EXERCISE: Each line in the entries below that holds the string "chart" is to be listed.

PROVIDED MATERIAL:
***
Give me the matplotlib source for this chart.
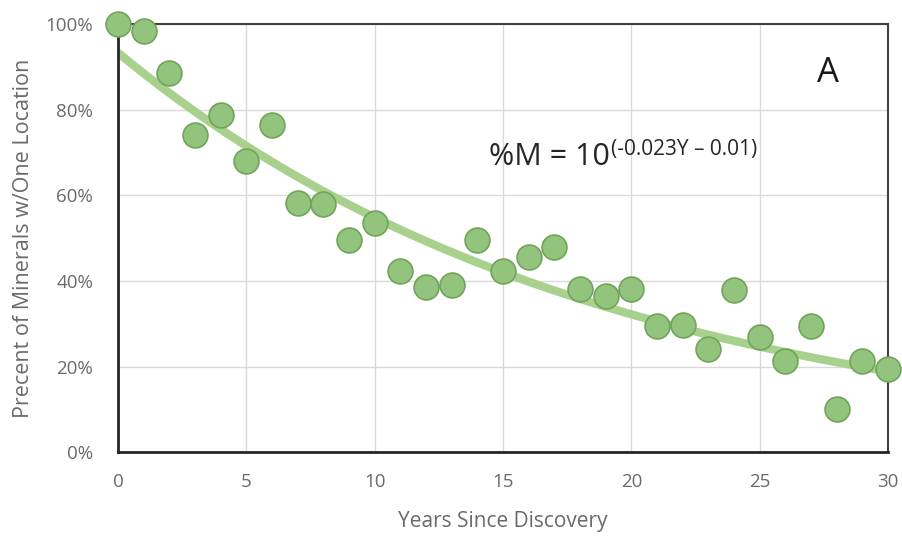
***
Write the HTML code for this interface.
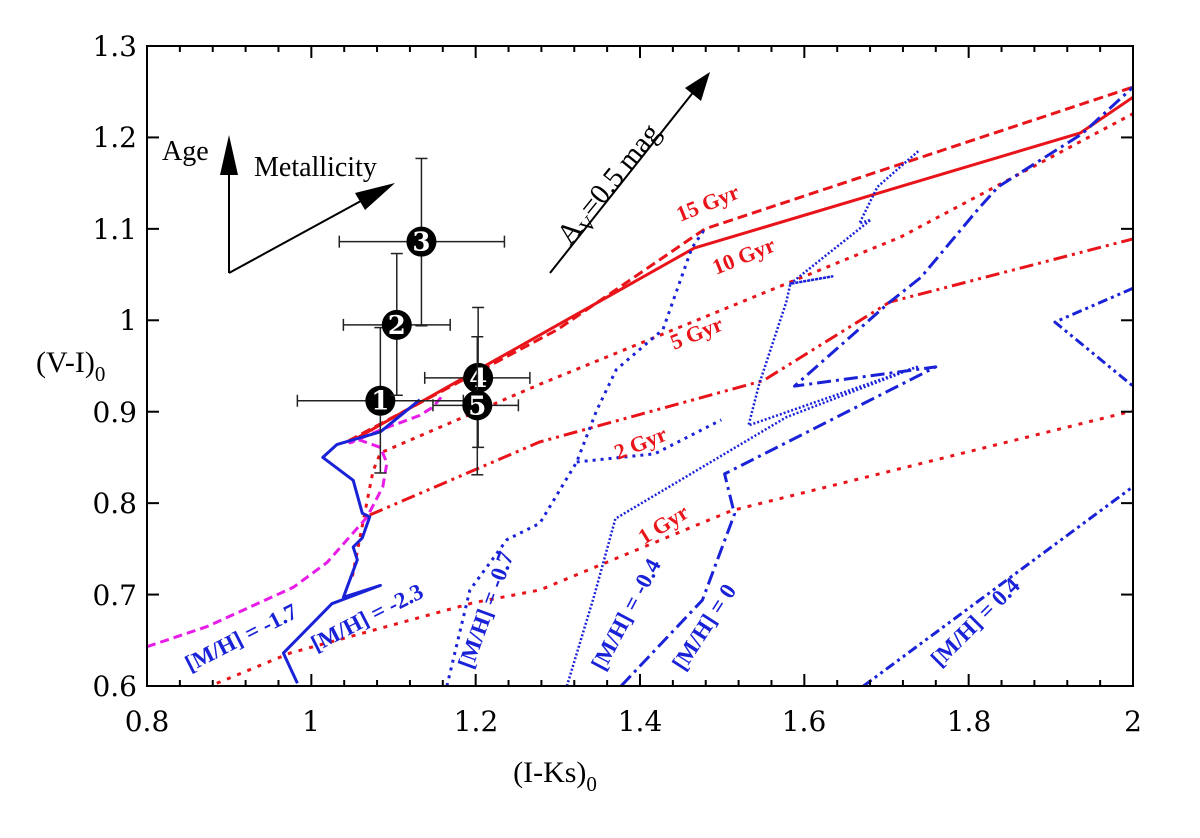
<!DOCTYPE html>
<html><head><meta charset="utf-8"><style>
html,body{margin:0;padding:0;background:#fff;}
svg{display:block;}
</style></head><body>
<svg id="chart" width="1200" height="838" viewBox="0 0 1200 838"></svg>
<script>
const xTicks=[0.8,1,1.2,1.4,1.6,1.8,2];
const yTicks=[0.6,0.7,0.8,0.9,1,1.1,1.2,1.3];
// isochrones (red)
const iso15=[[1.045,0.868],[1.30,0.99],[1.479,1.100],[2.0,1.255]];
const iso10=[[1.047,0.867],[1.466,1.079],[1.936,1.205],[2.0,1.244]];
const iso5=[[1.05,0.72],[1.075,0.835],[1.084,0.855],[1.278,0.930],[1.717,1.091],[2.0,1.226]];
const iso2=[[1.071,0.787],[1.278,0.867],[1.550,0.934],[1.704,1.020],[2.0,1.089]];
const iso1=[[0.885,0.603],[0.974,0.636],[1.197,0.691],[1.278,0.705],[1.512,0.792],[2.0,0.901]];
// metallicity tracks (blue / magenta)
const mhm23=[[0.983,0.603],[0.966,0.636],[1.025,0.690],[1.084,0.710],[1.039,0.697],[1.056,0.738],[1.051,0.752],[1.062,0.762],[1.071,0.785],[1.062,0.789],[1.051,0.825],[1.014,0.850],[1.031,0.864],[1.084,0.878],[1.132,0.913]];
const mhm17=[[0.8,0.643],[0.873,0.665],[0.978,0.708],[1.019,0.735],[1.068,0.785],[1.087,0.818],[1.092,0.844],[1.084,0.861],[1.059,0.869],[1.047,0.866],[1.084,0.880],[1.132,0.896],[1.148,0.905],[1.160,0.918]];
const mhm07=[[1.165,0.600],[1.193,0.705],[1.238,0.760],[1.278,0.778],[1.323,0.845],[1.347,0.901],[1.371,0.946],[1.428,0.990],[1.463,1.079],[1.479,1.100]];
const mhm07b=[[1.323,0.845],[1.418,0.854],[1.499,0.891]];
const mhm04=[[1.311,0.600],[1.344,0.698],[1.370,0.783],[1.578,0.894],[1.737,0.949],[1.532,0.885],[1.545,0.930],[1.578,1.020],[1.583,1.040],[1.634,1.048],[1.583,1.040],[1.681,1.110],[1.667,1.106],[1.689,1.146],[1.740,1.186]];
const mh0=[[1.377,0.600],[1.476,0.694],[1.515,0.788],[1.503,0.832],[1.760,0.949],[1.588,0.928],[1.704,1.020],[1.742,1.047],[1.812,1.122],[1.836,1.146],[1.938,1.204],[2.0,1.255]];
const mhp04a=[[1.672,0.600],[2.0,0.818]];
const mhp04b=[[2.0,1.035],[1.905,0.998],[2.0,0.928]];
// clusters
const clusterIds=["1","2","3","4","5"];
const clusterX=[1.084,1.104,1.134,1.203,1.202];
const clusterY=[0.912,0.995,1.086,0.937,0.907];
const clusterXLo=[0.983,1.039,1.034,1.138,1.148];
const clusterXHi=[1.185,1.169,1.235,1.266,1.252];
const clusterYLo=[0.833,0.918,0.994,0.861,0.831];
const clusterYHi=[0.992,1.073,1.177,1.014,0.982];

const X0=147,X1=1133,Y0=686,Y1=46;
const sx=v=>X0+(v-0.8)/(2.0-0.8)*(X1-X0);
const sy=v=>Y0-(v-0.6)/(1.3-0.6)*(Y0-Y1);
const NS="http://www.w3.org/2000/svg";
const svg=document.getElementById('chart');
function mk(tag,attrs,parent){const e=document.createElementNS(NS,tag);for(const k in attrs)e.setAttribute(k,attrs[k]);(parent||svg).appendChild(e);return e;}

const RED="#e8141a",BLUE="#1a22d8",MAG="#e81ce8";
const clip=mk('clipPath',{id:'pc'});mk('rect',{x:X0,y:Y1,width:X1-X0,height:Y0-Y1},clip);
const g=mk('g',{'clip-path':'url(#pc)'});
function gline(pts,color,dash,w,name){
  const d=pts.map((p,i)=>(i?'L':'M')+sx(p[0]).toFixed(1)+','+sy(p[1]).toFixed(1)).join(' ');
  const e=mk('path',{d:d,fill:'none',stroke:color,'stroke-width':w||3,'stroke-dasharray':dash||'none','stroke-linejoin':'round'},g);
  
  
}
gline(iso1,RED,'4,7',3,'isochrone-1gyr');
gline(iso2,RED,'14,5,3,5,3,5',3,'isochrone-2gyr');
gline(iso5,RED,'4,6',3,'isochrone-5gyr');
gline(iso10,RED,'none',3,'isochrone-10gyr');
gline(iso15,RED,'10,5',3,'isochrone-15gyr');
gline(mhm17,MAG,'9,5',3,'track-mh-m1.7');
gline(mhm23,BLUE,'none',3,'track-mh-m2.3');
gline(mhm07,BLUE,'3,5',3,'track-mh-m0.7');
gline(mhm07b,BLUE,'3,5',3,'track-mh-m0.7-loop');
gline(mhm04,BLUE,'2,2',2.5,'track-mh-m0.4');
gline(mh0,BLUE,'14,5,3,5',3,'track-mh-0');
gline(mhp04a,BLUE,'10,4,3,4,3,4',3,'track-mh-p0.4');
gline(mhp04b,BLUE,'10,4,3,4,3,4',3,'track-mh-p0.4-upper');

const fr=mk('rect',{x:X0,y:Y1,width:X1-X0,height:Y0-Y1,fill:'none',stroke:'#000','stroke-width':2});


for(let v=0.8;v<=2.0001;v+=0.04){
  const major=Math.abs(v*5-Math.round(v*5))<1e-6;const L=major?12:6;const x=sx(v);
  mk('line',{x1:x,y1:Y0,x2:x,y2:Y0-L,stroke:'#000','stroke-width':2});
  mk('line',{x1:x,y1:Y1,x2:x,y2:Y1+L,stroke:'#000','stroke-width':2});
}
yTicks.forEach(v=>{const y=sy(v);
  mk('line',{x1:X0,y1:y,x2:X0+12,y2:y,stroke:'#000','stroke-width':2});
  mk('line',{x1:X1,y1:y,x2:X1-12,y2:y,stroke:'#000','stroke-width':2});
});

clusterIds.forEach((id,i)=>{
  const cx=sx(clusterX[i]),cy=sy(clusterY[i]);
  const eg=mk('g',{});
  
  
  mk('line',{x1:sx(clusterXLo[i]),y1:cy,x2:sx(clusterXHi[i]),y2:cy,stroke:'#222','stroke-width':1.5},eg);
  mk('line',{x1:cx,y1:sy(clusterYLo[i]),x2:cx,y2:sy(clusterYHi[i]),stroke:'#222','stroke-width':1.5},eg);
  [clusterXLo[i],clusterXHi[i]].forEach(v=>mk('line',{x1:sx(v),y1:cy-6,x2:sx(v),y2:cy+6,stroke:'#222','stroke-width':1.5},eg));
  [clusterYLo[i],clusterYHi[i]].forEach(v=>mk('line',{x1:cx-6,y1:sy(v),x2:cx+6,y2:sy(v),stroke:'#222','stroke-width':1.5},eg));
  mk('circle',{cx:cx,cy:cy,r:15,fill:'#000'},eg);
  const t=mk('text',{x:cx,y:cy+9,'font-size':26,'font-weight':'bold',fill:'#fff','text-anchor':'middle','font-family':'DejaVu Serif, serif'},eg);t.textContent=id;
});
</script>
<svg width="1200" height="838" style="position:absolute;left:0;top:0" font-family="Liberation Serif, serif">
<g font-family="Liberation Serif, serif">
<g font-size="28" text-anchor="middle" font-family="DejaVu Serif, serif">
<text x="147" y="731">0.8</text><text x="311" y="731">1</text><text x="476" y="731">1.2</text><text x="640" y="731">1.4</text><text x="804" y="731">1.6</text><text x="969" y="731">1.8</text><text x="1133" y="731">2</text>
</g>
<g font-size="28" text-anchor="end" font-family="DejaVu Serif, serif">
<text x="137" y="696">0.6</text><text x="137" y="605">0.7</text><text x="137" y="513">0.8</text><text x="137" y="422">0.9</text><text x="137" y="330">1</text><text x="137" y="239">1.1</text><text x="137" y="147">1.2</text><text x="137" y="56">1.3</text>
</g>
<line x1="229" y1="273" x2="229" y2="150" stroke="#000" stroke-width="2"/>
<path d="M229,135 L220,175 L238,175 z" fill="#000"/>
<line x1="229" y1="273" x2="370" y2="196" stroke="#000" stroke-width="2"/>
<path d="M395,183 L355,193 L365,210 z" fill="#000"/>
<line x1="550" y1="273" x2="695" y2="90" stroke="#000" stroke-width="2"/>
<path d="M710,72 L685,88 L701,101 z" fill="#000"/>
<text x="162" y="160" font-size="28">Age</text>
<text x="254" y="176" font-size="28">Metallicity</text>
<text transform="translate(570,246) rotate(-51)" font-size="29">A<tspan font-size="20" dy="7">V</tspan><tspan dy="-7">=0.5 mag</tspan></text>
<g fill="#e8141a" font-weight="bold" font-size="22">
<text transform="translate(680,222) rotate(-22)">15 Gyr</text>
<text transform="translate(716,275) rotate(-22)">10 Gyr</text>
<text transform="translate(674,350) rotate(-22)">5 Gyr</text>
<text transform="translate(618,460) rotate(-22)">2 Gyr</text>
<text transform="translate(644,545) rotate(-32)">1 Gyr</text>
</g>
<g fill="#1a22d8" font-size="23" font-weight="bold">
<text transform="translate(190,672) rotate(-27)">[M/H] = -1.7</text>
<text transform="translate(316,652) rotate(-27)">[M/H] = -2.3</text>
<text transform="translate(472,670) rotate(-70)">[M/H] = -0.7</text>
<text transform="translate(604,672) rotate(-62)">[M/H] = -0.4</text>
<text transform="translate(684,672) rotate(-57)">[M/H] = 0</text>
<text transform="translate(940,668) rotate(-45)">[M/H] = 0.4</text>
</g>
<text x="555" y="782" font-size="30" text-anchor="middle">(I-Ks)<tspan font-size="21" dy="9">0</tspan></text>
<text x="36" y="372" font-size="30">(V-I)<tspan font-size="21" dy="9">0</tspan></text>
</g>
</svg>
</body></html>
***
TASK OUTPUT:
Give me the matplotlib source for this chart.
<svg id="chart" width="1200" height="838" viewBox="0 0 1200 838"></svg>
const svg=document.getElementById('chart');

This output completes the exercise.